I understand this is necessary for VE ABI compliance. Is there anything in LLVM that says a truncate has to zero-out all leading bits?

kaz7 added a comment.EditedNov 27 2020, 2:54 PM

I understand this is necessary for VE ABI compliance. Is there anything in LLVM that says a truncate has to zero-out all leading bits?

Very good question I think. I've not found such documentations. But, it looks like LLVM assumes to zero-out all leading bits after truncate. For example, we have following optimization in DAGCombiner and this requires zero-out where logic_op is XOR.

// logic_op (truncate x), (truncate y) --> truncate (logic_op x, y)

I also see Mips64InstrInfo.td tries to one-out all leading bits after truncate (EDIT: this may not fit as an example of zero-out):

// truncate
def : MipsPat<(trunc (assertsext GPR64:$src)),
              (EXTRACT_SUBREG GPR64:$src, sub_32)>, ISA_MIPS3, GPR_64;
// The forward compatibility strategy employed by MIPS requires us to treat
// values as being sign extended to an infinite number of bits. This allows
// existing software to run without modification on any future MIPS
// implementation (e.g. 128-bit, or 1024-bit). Being compatible with this
// strategy requires that truncation acts as a sign-extension for values being
// fed into instructions operating on 32-bit values. Such instructions have
// undefined results if this is not true.
// For our case, this means that we can't issue an extract_subreg for nodes
// such as (trunc:i32 (assertzext:i64 X, i32)), because the sign-bit of the
// lower subreg would not be replicated into the upper half.
def : MipsPat<(trunc (assertzext_lt_i32 GPR64:$src)),
              (EXTRACT_SUBREG GPR64:$src, sub_32)>, ISA_MIPS3, GPR_64;
def : MipsPat<(i32 (trunc GPR64:$src)),
              (SLL (EXTRACT_SUBREG GPR64:$src, sub_32), 0)>, ISA_MIPS3, GPR_64;

Regarding to VE ABI. VE ABI is compilicated. It requires one-out for signed values and zero-out for unsigned values. Therefore, I made LLVM for VE uses one-out before (I was thinking about signed values only at that time). Recently, I modify clang for VE to pass all arguments in 64 bits and this fulfills VE's ABI. Therefore, I decide to change LLVM for VE to use zero-out by default.

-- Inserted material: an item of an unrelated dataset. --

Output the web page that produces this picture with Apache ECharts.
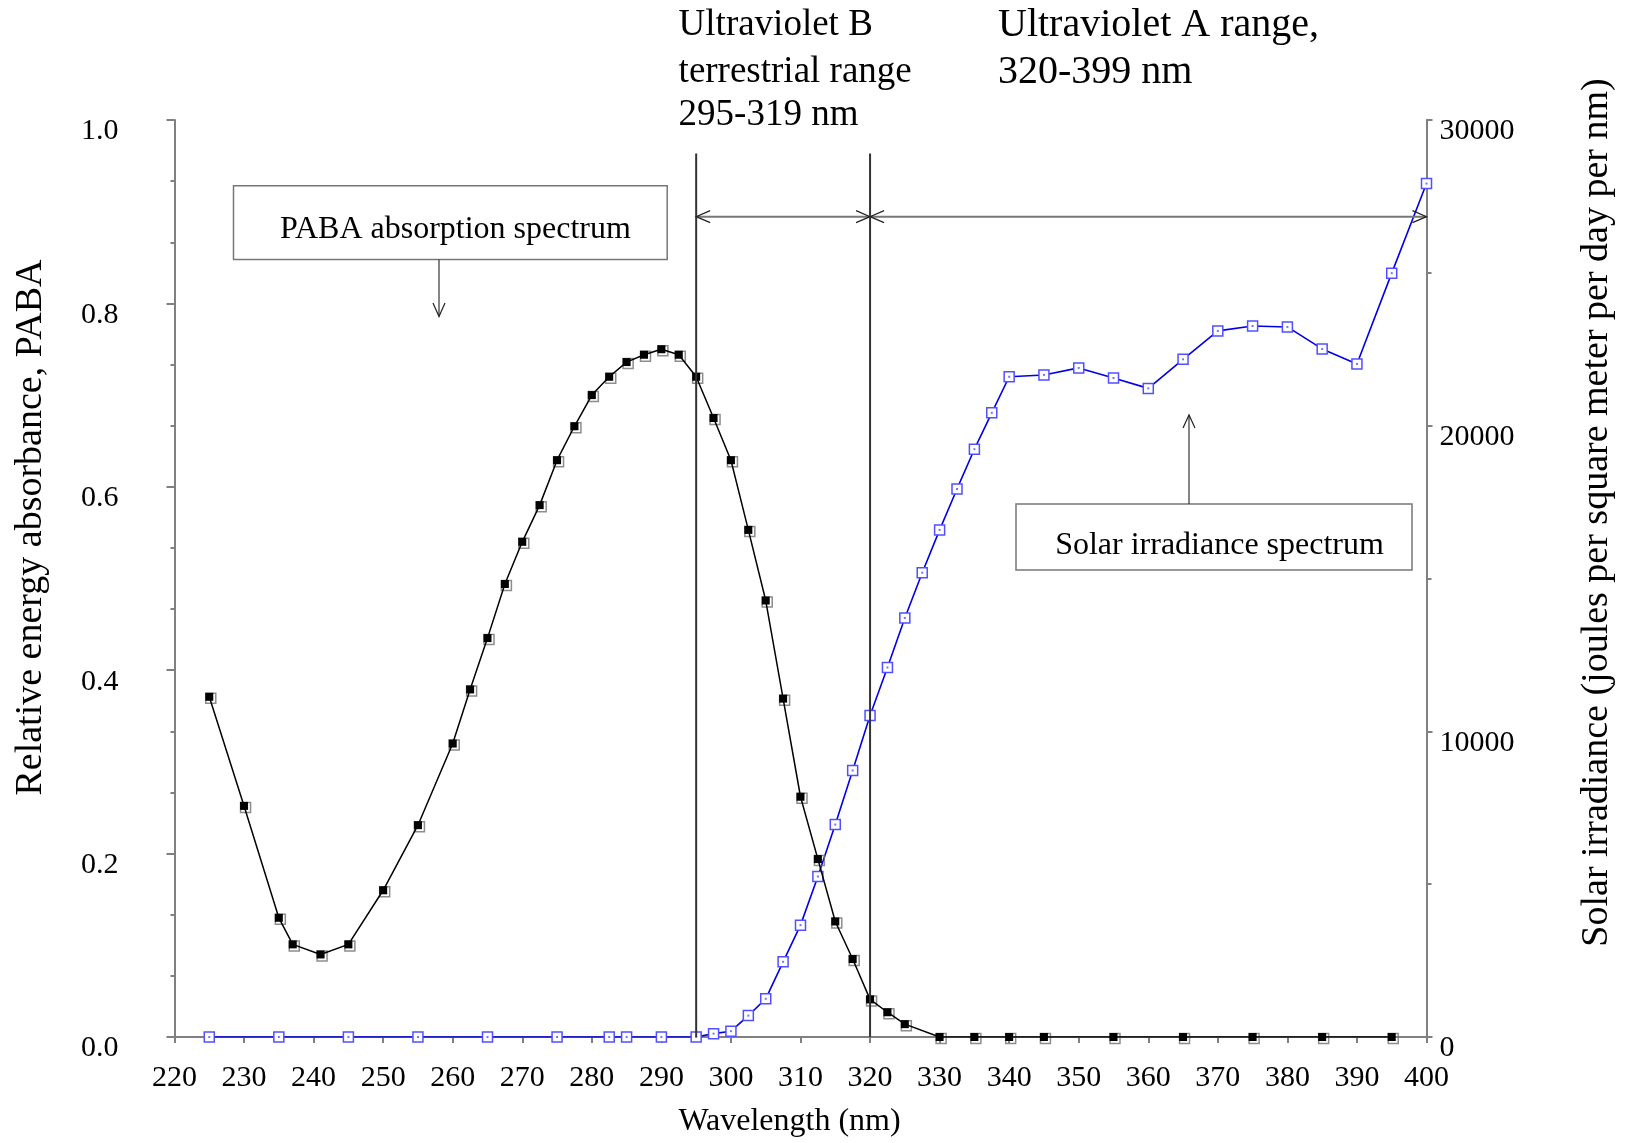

simoll accepted this revision.Nov 30 2020, 2:28 AM

Regarding to VE ABI. VE ABI is compilicated. It requires one-out for signed values and zero-out for unsigned values. Therefore, I made LLVM for VE uses one-out before (I was thinking about signed values only at that time). Recently, I modify clang for VE to pass all arguments in 64 bits and this fulfills VE's ABI. Therefore, I decide to change LLVM for VE to use zero-out by default.

Fair enough, then.

This revision is now accepted and ready to land.Nov 30 2020, 2:28 AM
This revision was automatically updated to reflect the committed changes.